Parks Canada recently released a proposal to reintroduce bison to restricted areas of Banff National Park.

Parks Canada recently released a proposal to reintroduce bison to restricted areas of Banff National Park. The detailed process outlines a multiyear program to establish a breeding herd of about 100 head. If the plan is successful, bison will be further reintroduced into other areas of the park.

Over the years, old bison bones have been uncovered at different sites in the eastside of the park. However, it’s been estimated that bison probably disappeared from the park well over 150 years ago. Habitat change may have been the cause — the bison subspecies in that area were the plains buffalo who preferred more open spaces.

Hundreds of years ago, the present eastside of the park might have been more open due to regular Prairie range fires that kept trees and brush from encroaching onto the open areas, thus providing more grazing space for the plains buffalo.

Without regular fires, encroaching forests would have kept the plains buffalo out on the plains.

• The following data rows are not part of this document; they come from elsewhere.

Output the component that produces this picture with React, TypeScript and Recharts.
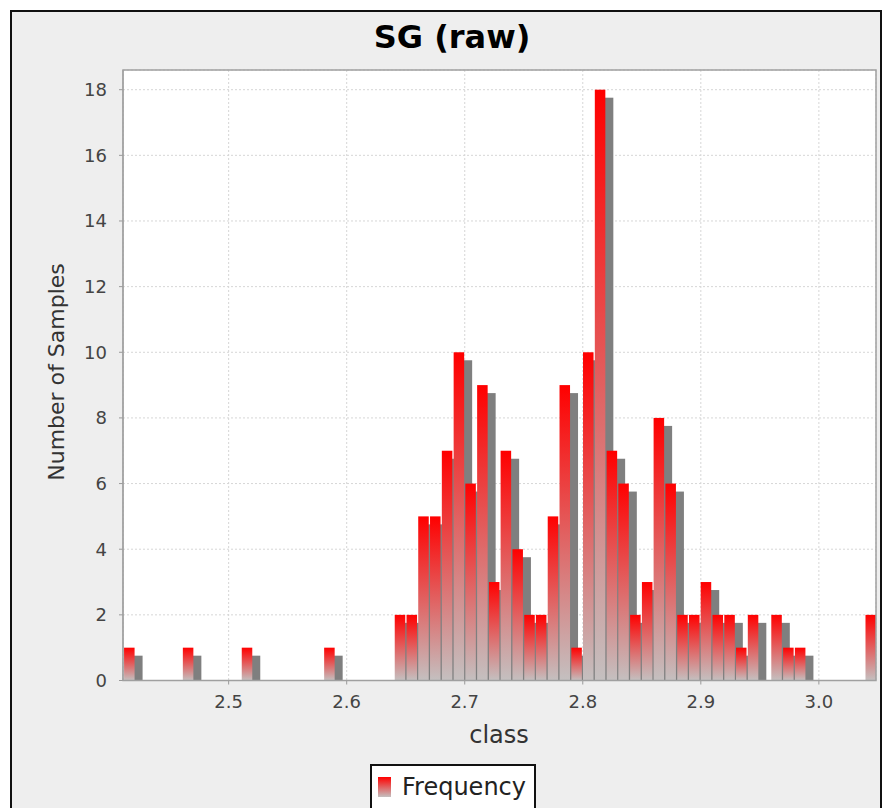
import { ComposedChart, Bar, XAxis, YAxis, CartesianGrid } from 'recharts'

// histogram bin centres (class) and sample counts
const classes = [
  2.4155, 2.4255, 2.4354, 2.4454, 2.4554, 2.4653, 2.4753, 2.4853, 2.4953, 2.5052,
  2.5152, 2.5252, 2.5351, 2.5451, 2.5551, 2.565, 2.575, 2.585, 2.595, 2.6049,
  2.6149, 2.6249, 2.6348, 2.6448, 2.6548, 2.6647, 2.6747, 2.6847, 2.6947, 2.7046,
  2.7146, 2.7246, 2.7345, 2.7445, 2.7545, 2.7644, 2.7744, 2.7844, 2.7944, 2.8043,
  2.8143, 2.8243, 2.8342, 2.8442, 2.8542, 2.8641, 2.8741, 2.8841, 2.8941, 2.904,
  2.914, 2.924, 2.9339, 2.9439, 2.9539, 2.9638, 2.9738, 2.9838, 2.9938, 3.0037,
  3.0137, 3.0237, 3.0336, 3.0436,
]
const frequency = [
  1, 0, 0, 0, 0, 1, 0, 0, 0, 0,
  1, 0, 0, 0, 0, 0, 0, 1, 0, 0,
  0, 0, 0, 2, 2, 5, 5, 7, 10, 6,
  9, 3, 7, 4, 2, 2, 5, 9, 1, 10,
  18, 7, 6, 2, 3, 8, 6, 2, 2, 3,
  2, 2, 1, 2, 0, 2, 1, 1, 0, 0,
  0, 0, 0, 2,
]
const classTicks = [2.5, 2.6, 2.7, 2.8, 2.9, 3.0]
const countTicks = [0, 2, 4, 6, 8, 10, 12, 14, 16, 18]

const data = classes.map((c, i) => ({ cls: c, freq: frequency[i] }))

const FONT = '"DejaVu Sans", sans-serif'
const SHADOW = 8

// JFreeChart-ish bar: offset grey shadow pegged to the base, then a red->grey gradient bar
function ShadowBar(props: any) {
  const { x, y, width, height } = props
  if (!height || height <= 0) return null
  return (
    <g>
      <rect x={x + SHADOW} y={y + SHADOW} width={width} height={Math.max(0, height - SHADOW)} fill="#7f7f7f" />
      <rect x={x} y={y} width={width} height={height} fill="url(#barFill)" />
    </g>
  )
}

export default function App() {
  return (
    <div style={{ position: 'absolute', left: 0, top: 0, width: 882, height: 808, background: '#fff', overflow: 'hidden', fontFamily: FONT }}>
      <div
        style={{
          position: 'absolute', left: 10, top: 10, width: 868, height: 820,
          background: '#eeeeee', border: '2px solid #111',
        }}
      />
      <div style={{ position: 'absolute', left: 0, top: 0 }}>
        <ComposedChart
          width={882}
          height={808}
          data={data}
          margin={{ top: 70, right: 6, bottom: 87.5, left: 43 }}
          barGap={0}
          barCategoryGap={0}
        >
          <CartesianGrid fill="#ffffff" stroke="#d6d6d6" strokeDasharray="2 2" />
          <XAxis
            dataKey="cls"
            type="number"
            domain={[2.4105, 3.0484]}
            ticks={classTicks}
            tickFormatter={(v: number) => v.toFixed(1)}
            allowDataOverflow
            height={40}
            tickSize={4}
            tickMargin={11}
            stroke="#999"
            tick={{ fill: '#444', fontSize: 18, fontFamily: FONT }}
          />
          <YAxis
            type="number"
            domain={[0, 18.6]}
            ticks={countTicks}
            allowDataOverflow
            width={80}
            tickSize={4}
            tickMargin={12}
            stroke="#999"
            tick={{ fill: '#444', fontSize: 18, fontFamily: FONT }}
          />
          <Bar dataKey="freq" barSize={11.75} shape={ShadowBar} isAnimationActive={false} />
        </ComposedChart>
      </div>
      <svg width={882} height={808} style={{ position: 'absolute', left: 0, top: 0, pointerEvents: 'none' }}>
        <defs>
          <linearGradient id="barFill" x1="0" y1="0" x2="0" y2="1">
            <stop offset="0%" stopColor="#ff0000" />
            <stop offset="100%" stopColor="#c4c0c0" />
          </linearGradient>
        </defs>
        <rect x={123} y={70} width={753} height={610.5} fill="none" stroke="#a0a0a0" strokeWidth={1.5} />
        <text x={452} y={48} textAnchor="middle" fontSize={32} fontWeight="bold" fill="#000" fontFamily={FONT}>
          SG (raw)
        </text>
        <text
          x={0}
          y={0}
          transform="translate(64 372) rotate(-90)"
          textAnchor="middle"
          fontSize={22}
          fill="#333"
          fontFamily={FONT}
        >
          Number of Samples
        </text>
        <text x={499} y={743} textAnchor="middle" fontSize={24} fill="#333" fontFamily={FONT}>
          class
        </text>
        <rect x={371} y={765} width={164} height={50} fill="#fff" stroke="#111" strokeWidth={2} />
        <rect x={378} y={777} width={13} height={20} fill="url(#barFill)" />
        <text x={402} y={795} fontSize={24} fill="#222" fontFamily={FONT}>
          Frequency
        </text>
      </svg>
    </div>
  )
}
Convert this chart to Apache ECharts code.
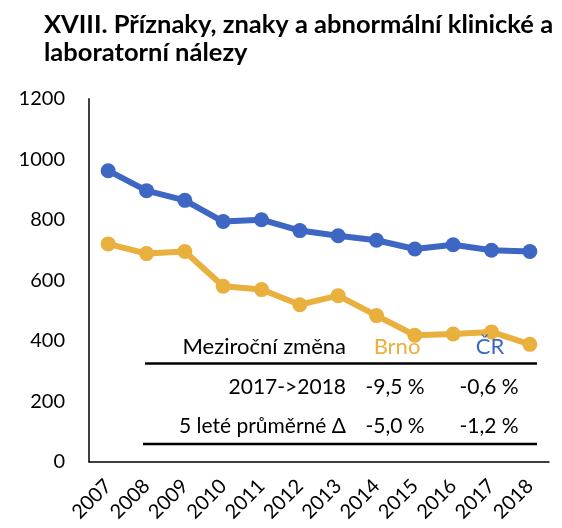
<!DOCTYPE html>
<html>
<head>
<meta charset="utf-8">
<script src="https://cdn.jsdelivr.net/npm/echarts@6/dist/echarts.min.js"></script>
<style>
  html, body { margin: 0; padding: 0; background: #fff; }
  #chart { width: 562px; height: 528px; }
</style>
</head>
<body>
<div id="chart"></div>
<script>
  var years = ["2007", "2008", "2009", "2010", "2011", "2012", "2013", "2014", "2015", "2016", "2017", "2018"];
  var cr = [962, 896, 864, 794, 800, 764, 747, 732, 703, 717, 699, 695];
  var brno = [720, 688, 695, 580, 569, 519, 549, 483, 418, 422, 429, 388];
  var yTicks = [0, 200, 400, 600, 800, 1000, 1200];

  // table overlay: row label, Brno, ČR
  var tableHead = ["Meziroční změna", "Brno", "ČR"];
  var tableRows = [
    ["2017->2018", "-9,5 %", "-0,6 %"],
    ["5 leté průměrné \u0394", "-5,0 %", "-1,2 %"]
  ];

  var BLUE = "#3d67c2";
  var GOLD = "#e9b03e";
  var FONT = "Lato";

  function cell(text, x, y, align, color, size) {
    return {
      type: "text",
      x: x,
      y: y,
      z: 100,
      style: {
        text: text,
        fontSize: size || 21,
        fontFamily: FONT,
        fill: color || "#000",
        align: align,
        verticalAlign: "middle"
      }
    };
  }

  function rule(y, x1, x2) {
    return {
      type: "line",
      z: 100,
      shape: { x1: x1, y1: y, x2: x2, y2: y },
      style: { stroke: "#000", lineWidth: 2.5 }
    };
  }

  var graphics = [
    cell(tableHead[0], 346, 347, "right", "#000", 22),
    cell(tableHead[1], 397, 347, "center", GOLD, 22),
    cell(tableHead[2], 490, 347, "center", BLUE, 22),
    rule(363.5, 145, 537)
  ];
  var rowY = [387, 426];
  tableRows.forEach(function (r, i) {
    graphics.push(cell(r[0], 346, rowY[i], "right"));
    graphics.push(cell(r[1], 395, rowY[i], "center"));
    graphics.push(cell(r[2], 489, rowY[i], "center"));
  });
  graphics.push(rule(444, 143, 537));

  var chart = echarts.init(document.getElementById("chart"), null, { renderer: "canvas" });
  chart.setOption({
    animation: false,
    title: {
      text: "XVIII. Příznaky, znaky a abnormální klinické a\nlaboratorní nálezy",
      left: 39,
      top: 6,
      textStyle: {
        fontFamily: FONT,
        fontWeight: "bold",
        fontSize: 25.5,
        lineHeight: 28,
        color: "#000"
      }
    },
    grid: { left: 89, right: 13, top: 98.7, bottom: 66.3, containLabel: false },
    xAxis: {
      type: "category",
      data: years,
      boundaryGap: true,
      axisLine: { lineStyle: { color: "#000", width: 1.5 } },
      axisTick: { show: false },
      axisLabel: {
        rotate: 45,
        margin: 21,
        fontFamily: FONT,
        fontSize: 20,
        color: "#000",
        interval: 0
      }
    },
    yAxis: {
      type: "value",
      min: yTicks[0],
      max: yTicks[yTicks.length - 1],
      interval: 200,
      axisLine: { show: true, lineStyle: { color: "#000", width: 1.5 } },
      axisTick: { show: false },
      splitLine: { show: false },
      axisLabel: {
        margin: 24,
        fontFamily: FONT,
        fontSize: 20,
        color: "#000",
        formatter: function (v) { return String(v); }
      }
    },
    series: [
      {
        name: "ČR",
        type: "line",
        data: cr,
        symbol: "circle",
        symbolSize: 15,
        lineStyle: { color: BLUE, width: 6 },
        itemStyle: { color: BLUE, borderWidth: 0 }
      },
      {
        name: "Brno",
        type: "line",
        data: brno,
        symbol: "circle",
        symbolSize: 15,
        lineStyle: { color: GOLD, width: 6 },
        itemStyle: { color: GOLD, borderWidth: 0 }
      }
    ],
    graphic: graphics
  });
</script>
</body>
</html>
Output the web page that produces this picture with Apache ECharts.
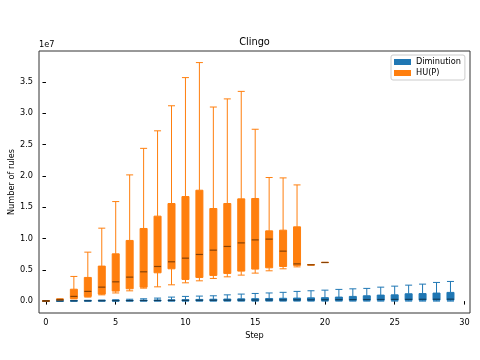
<!DOCTYPE html>
<html>
<head>
    <meta charset="UTF-8">
    <title>Clingo</title>
    <script src="https://cdn.jsdelivr.net/npm/echarts@6/dist/echarts.min.js"></script>
</head>
<style>
    body { margin: 0; padding: 0; background: #fff; }
    #main { width: 480px; height: 360px; }
</style>
<body>
<div id="main"></div>
<script type="text/javascript">
    // values in millions of rules (axis shows them in units of 1e7)
    var steps = [0,1,2,3,4,5,6,7,8,9,10,11,12,13,14,15,16,17,18,19,20,21,22,23,24,25,26,27,28,29];

    // Diminution, one entry per step 0..29
    var dimMin = [0,0,0,0,0,0,0,0,0,0,0,0,0,0,0,0,0,0,0,0,0,0,0,0,0,0,0,0,0,0];
    var dimQ1  = [0.01,0.01,0.02,0.02,0.03,0.03,0.04,0.04,0.05,0.05,0.06,0.06,0.07,0.07,0.08,0.08,0.09,0.09,0.1,0.1,0.11,0.11,0.12,0.12,0.13,0.13,0.14,0.14,0.15,0.15];
    var dimMed = [0.02,0.03,0.04,0.05,0.06,0.07,0.08,0.09,0.1,0.11,0.12,0.13,0.14,0.15,0.16,0.17,0.18,0.19,0.2,0.21,0.22,0.23,0.24,0.25,0.26,0.27,0.28,0.29,0.3,0.31];
    var dimQ3  = [0.03,0.04,0.06,0.08,0.1,0.12,0.14,0.16,0.18,0.2,0.22,0.27,0.3,0.33,0.36,0.39,0.42,0.45,0.48,0.52,0.55,0.64,0.75,0.85,0.96,1.0,1.17,1.2,1.28,1.39];
    var dimMax = [0.04,0.06,0.1,0.13,0.17,0.22,0.3,0.37,0.48,0.64,0.75,0.8,0.85,1.0,1.12,1.22,1.3,1.4,1.55,1.65,1.75,1.87,1.96,2.03,2.23,2.39,2.55,2.71,2.98,3.14];

    // HU(P), one entry per step 0..20
    var hupMin = [0.01,0.18,0.35,0.64,1.0,1.3,1.64,2.07,2.28,2.6,2.92,3.24,3.62,3.88,4.15,4.47,4.84,5.16,5.47,5.76,6.15];
    var hupQ1  = [0.02,0.22,0.43,0.75,1.12,1.6,1.97,2.23,4.52,5.16,3.46,3.78,4.1,4.42,4.79,5.11,5.32,5.53,5.7,5.78,6.16];
    var hupMed = [0.03,0.26,0.75,1.55,2.23,3.08,3.83,4.68,5.53,6.28,6.86,7.45,8.14,8.73,9.3,9.78,9.9,7.98,5.95,5.8,6.17];
    var hupQ3  = [0.04,0.31,1.9,3.78,5.59,7.55,9.69,11.6,13.57,15.59,16.7,17.71,14.79,15.59,16.33,16.39,11.22,11.33,11.86,5.82,6.18];
    var hupMax = [0.05,0.36,3.94,7.82,11.65,15.9,20.16,24.4,27.2,31.2,35.7,38.1,31.0,32.3,33.5,27.45,19.74,19.68,18.56,5.84,6.19];

    var yTicks = [0, 5, 10, 15, 20, 25, 30, 35];
    var xTicks = [0, 5, 10, 15, 20, 25, 30];

    function boxData(mn, q1, md, q3, mx) {
        var out = [];
        for (var i = 0; i < mn.length; i++) {
            out.push([steps[i], mn[i], q1[i], md[i], q3[i], mx[i]]);
        }
        return out;
    }
    function medData(md) {
        var out = [];
        for (var i = 0; i < md.length; i++) {
            out.push([steps[i], md[i]]);
        }
        return out;
    }

    var myChart = echarts.init(document.getElementById('main'));
    var font = 'DejaVu Sans';
    var xBase = {
        type: 'value', min: -0.5, max: 30.4,
        axisLine: { show: false },
        splitLine: { show: false }
    };

    var option = {
        animation: false,
        backgroundColor: '#fff',
        textStyle: { fontFamily: font },
        grid: {
            left: 39, right: 10, top: 51, bottom: 47, outerBoundsMode: 'none',
            show: true, borderColor: '#333', borderWidth: 1
        },
        graphic: [
            { type: 'text', x: 254.5, y: 42, style: { text: 'Clingo', font: '9.8px DejaVu Sans', fill: '#000', textAlign: 'center', textVerticalAlign: 'middle' } },
            { type: 'text', x: 39, y: 45, style: { text: '1e7', font: '8.2px DejaVu Sans', fill: '#000', textAlign: 'left', textVerticalAlign: 'middle' } }
        ],
        legend: {
            orient: 'vertical', left: 391, top: 55,
            data: ['Diminution', 'HU(P)'],
            icon: 'rect', itemWidth: 17, itemHeight: 6, itemGap: 3,
            padding: [3, 4, 3, 3],
            borderColor: '#ccc', borderWidth: 1, borderRadius: 2,
            itemStyle: { borderWidth: 0 },
            textStyle: { fontSize: 8.2, color: '#000', fontFamily: font }
        },
        xAxis: [
            echarts.util.merge({
                name: 'Step', nameLocation: 'middle', nameGap: 17,
                nameTextStyle: { fontSize: 8.2, color: '#000' },
                axisTick: { show: true, length: 3.5, lineStyle: { color: '#000' }, customValues: xTicks },
                axisLabel: { fontSize: 8.2, color: '#000', margin: 6, customValues: xTicks }
            }, xBase),
            echarts.util.merge({ show: false }, xBase)
        ],
        yAxis: {
            type: 'value', min: -1.9, max: 39.95,
            name: 'Number of rules', nameLocation: 'middle', nameGap: 27, nameMoveOverlap: false,
            nameTextStyle: { fontSize: 8.2, color: '#000', verticalAlign: 'middle' },
            axisLine: { show: false },
            splitLine: { show: false },
            axisTick: { show: true, length: 3.5, lineStyle: { color: '#000' }, customValues: yTicks },
            axisLabel: {
                fontSize: 8.2, color: '#000', margin: 6, customValues: yTicks,
                formatter: function (v) { return (v / 10).toFixed(1); }
            }
        },
        series: [
            {
                name: 'Diminution', type: 'boxplot', xAxisIndex: 0,
                data: boxData(dimMin, dimQ1, dimMed, dimQ3, dimMax),
                boxWidth: [7, 7],
                itemStyle: { color: '#1f77b4', borderColor: '#1f77b4', borderWidth: 1 },
                emphasis: { disabled: true }
            },
            {
                name: 'HU(P)', type: 'boxplot', xAxisIndex: 1,
                data: boxData(hupMin, hupQ1, hupMed, hupQ3, hupMax),
                boxWidth: [7, 7],
                itemStyle: { color: '#ff7f0e', borderColor: '#ff7f0e', borderWidth: 1 },
                emphasis: { disabled: true }
            },
            {
                name: 'dimMedian', type: 'scatter', xAxisIndex: 0,
                data: medData(dimMed),
                symbol: 'rect', symbolSize: [7, 1.2],
                itemStyle: { color: 'rgba(0,0,0,0.6)' },
                emphasis: { disabled: true }
            },
            {
                name: 'hupMedian', type: 'scatter', xAxisIndex: 0,
                data: medData(hupMed),
                symbol: 'rect', symbolSize: [7, 1.2],
                itemStyle: { color: 'rgba(0,0,0,0.6)' },
                emphasis: { disabled: true }
            }
        ]
    };

    myChart.setOption(option);
</script>
</body>
</html>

The wood buffalo subspecies that roamed in the more northern boreal forests were probably not in the Banff area.

Controlled burning in the park of potential bison grazing areas is part of the proposal.

In the development of the proposal, many stakeholder groups were consulted, including the local ranching community that borders onto areas near where the bison would be released. Most groups were supportive, but there were some serious concerns expressed by area ranchers.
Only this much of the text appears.